Spent what little time I had on the weekend writing figure captions and incorporating figures into our USNO-B paper.

I arrived in Heidelberg today and spent some quality time after dinner catching up with Rix on proper motions measured statistically.

2007-06-08

unit testing

I got a lesson today from Mierle on "test-driven development" in which you write unit tests for each code function before you write the code function, you run all your tests each time you commit new code changes, and you thereby never write wrong code. Of course, you need your unit tests to be powerful!

2007-06-07

[O II], outflows

[I was out Tuesday and Wednesday on travel.]

Spent a great day with Ben Weiner (Arizona) visiting.
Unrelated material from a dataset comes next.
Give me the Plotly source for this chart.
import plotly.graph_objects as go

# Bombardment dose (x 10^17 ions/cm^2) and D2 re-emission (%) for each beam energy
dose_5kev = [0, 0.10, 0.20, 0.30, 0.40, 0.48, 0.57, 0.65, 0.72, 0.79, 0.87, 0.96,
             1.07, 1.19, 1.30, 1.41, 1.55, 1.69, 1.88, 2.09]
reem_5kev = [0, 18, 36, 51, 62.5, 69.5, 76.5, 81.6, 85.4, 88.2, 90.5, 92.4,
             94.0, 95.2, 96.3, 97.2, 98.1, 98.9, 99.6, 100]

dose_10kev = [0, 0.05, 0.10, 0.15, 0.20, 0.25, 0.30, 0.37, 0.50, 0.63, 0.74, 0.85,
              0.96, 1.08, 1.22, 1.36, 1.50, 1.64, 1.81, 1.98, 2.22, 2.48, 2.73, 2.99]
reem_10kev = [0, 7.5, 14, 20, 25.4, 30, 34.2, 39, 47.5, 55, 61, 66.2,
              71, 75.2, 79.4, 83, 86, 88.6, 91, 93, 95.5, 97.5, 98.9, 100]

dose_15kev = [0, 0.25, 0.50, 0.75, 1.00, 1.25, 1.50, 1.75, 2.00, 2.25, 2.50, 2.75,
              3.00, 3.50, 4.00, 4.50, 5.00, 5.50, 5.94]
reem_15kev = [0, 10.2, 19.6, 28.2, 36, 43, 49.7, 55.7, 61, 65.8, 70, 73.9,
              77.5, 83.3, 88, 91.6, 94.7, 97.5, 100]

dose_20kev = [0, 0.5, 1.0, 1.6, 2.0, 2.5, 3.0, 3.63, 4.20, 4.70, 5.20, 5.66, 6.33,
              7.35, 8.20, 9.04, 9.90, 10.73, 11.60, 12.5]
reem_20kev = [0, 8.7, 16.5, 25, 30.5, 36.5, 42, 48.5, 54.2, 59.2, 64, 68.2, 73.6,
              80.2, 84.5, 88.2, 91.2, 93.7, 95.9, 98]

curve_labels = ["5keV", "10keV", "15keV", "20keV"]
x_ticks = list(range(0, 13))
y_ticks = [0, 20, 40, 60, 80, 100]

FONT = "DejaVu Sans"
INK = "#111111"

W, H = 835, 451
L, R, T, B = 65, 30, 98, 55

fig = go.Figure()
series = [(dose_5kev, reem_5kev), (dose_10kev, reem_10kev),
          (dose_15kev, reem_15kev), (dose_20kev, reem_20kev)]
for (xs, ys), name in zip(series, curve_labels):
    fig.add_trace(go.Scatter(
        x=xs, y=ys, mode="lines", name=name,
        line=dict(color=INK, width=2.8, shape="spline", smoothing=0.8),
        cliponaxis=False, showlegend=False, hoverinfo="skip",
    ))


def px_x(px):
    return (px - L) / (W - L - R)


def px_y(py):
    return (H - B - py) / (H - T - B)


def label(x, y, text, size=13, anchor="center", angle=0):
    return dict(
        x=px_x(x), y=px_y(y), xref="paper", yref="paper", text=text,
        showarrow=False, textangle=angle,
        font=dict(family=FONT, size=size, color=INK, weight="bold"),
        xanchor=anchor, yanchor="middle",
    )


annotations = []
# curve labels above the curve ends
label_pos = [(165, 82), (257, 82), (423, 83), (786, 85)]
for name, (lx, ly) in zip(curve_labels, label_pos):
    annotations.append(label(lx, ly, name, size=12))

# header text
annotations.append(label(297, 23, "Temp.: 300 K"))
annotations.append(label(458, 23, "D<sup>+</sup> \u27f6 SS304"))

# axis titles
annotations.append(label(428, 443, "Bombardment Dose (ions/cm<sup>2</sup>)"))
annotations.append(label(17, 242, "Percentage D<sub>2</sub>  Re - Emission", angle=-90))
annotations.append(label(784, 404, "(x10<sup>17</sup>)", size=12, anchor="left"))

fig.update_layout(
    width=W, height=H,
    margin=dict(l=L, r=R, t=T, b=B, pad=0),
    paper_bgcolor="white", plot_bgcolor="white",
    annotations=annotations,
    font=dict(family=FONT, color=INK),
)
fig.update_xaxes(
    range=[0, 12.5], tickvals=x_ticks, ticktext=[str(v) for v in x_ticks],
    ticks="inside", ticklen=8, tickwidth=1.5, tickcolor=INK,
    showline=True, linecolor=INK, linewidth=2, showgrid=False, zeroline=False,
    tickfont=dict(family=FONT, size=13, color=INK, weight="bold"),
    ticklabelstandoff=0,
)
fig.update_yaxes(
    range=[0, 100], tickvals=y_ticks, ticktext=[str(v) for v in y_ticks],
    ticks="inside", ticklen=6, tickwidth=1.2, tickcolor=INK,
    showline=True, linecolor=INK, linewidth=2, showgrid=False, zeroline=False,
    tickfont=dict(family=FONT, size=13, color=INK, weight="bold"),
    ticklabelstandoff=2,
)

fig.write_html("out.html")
We discussed recent published and unpublished work on outflows from star-forming galaxies at redshifts 0.5 to 1.5. It looks like these are confirming the general view that feedback, and maybe AGN feedback, is important to shaping galaxies.

Weiner, Moustakas, Blanton, and I spent some time discussing measurements of the [O II] 3727 luminosity function, which I measured years ago. This could be done much better now, with far more galaxies and much better redshift coverage. Whenever this comes up, we ask "what's the point?", but Weiner and Moustakas both gave very convincing arguments that it is worthwhile. Now would someone please measure it?

2007-06-04

expectation maximization

I have been having the realization lately that in almost all cases in which we astronomers use iterated sigma clipping, we should be fitting a mixtures of gaussians model with something like the "expectation maximization" algorithm. It has all the advantages of sigma clipping, plus a clear interpretation in terms of Bayesian statistics. I spent the morning working on that.

2007-06-02

galaxy evolution synthesis

I spent my morning nerd-out working on Peebles's and my synthesis of galaxy evolution observations. I was reminded of my philosophical position on all this, with which I have no-doubt bored my legions of blog fans before:

The primary goal of observational astrophysics—as distinct from, say, pure astronomy—ought to be to rule out physical models. Note that all important physical experiments have the property that they ruled out—or could have ruled out—one of the fundamental, dominant theories of their day. In physical cosmology, we have a fundamental, dominant theory for the growth of structure (CDM). Our role as observers is not to bolster this model, or find ad-hoc parameters we can add to the model that make it consistent with the data. Our role is to perform experiments that have the power, even in the face of uncertainties (about how galaxies form, for example), to rule out or substantially modify the fundamental assumptions of this theory. If an experiment does not have the power to rule out the theory, then it can hardly be said to provide substantial support when the results end up in agreement! Thus my primary experimental design criterion is that my observations be capable of falsifying CDM, even after marginalization over unknowns.

2007-06-01

USNO-B

Barron and I spent the day working on figures and text for the USNO-B1.0 cleaning paper.